Les compétences individuelles n’existent réellement que si elles sont reconnues par les autres (hiérarchie, collègues, clients...). Elles sont évaluées à partir de critères objectifs mais aussi sur des impressions. Souvent, un supérieur hiérarchique ne peut juger ses collaborateurs que sur quelques compétences car ils ne sont pas confrontés à suffisamment de situations différentes. Nous-mêmes ne savons pas toujours comment nous réagirions si tel évènement se produisait (même si nous savons nous en persuader) !

Par ailleurs, une compétence est permanente. Un commercial qui réalise une vente extraordinaire est peut-être compétent, mais s’il ne le fait qu’une seule fois, c’est juste… un coup de chance !

Enfin, elle doit pouvoir faire l’objet d’un apprentissage. Van Gogh ou Beethoven n’étaient pas « compétents ». Le génie ne s’apprend pas.

Ceci nous amène à la double définition donnée par Guy Le Bortef : être compétent, c'est « être capable d'agir et de réussir avec pertinence dans une situation de travail » et avoir des compétences, c'est « posséder des ressources pour agir avec compétence ».

Au-delà des compétences individuelles, on reconnaît aussi l’existence de compétences collectives produites par des dynamiques de groupe. À titre d’exemple, une équipe de foot dans laquelle aucune star n’évolue peut très bien gagner un match contre une équipe plus prestigieuse, du moment que son jeu collectif est supérieur.

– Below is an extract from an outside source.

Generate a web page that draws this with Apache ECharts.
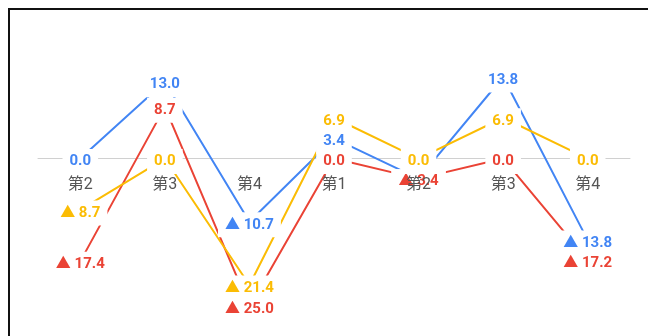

L’ensemble des compétences pouvant être mises en œuvre dans une entreprise constitue un capital immatériel. Notamment, lorsque son personnel en possède de particulièrement rares, l’entreprise dispose d’un avantage concurrentiel. Or, ce capital doit être géré. En d’autres termes, l’entreprise doit non seulement pouvoir mobiliser les compétences nécessaires à l’atteinte de ses objectifs, mais aussi anticiper celles dont elle aura besoin au cours des années à venir, compte tenu de l’évolution prévisible des technologies, du marché, de la concurrence, etc. Cette activité a pour nom la gestion prévisionnelle des compétences. Elle s’exerce aux deux niveaux, individuel et collectif.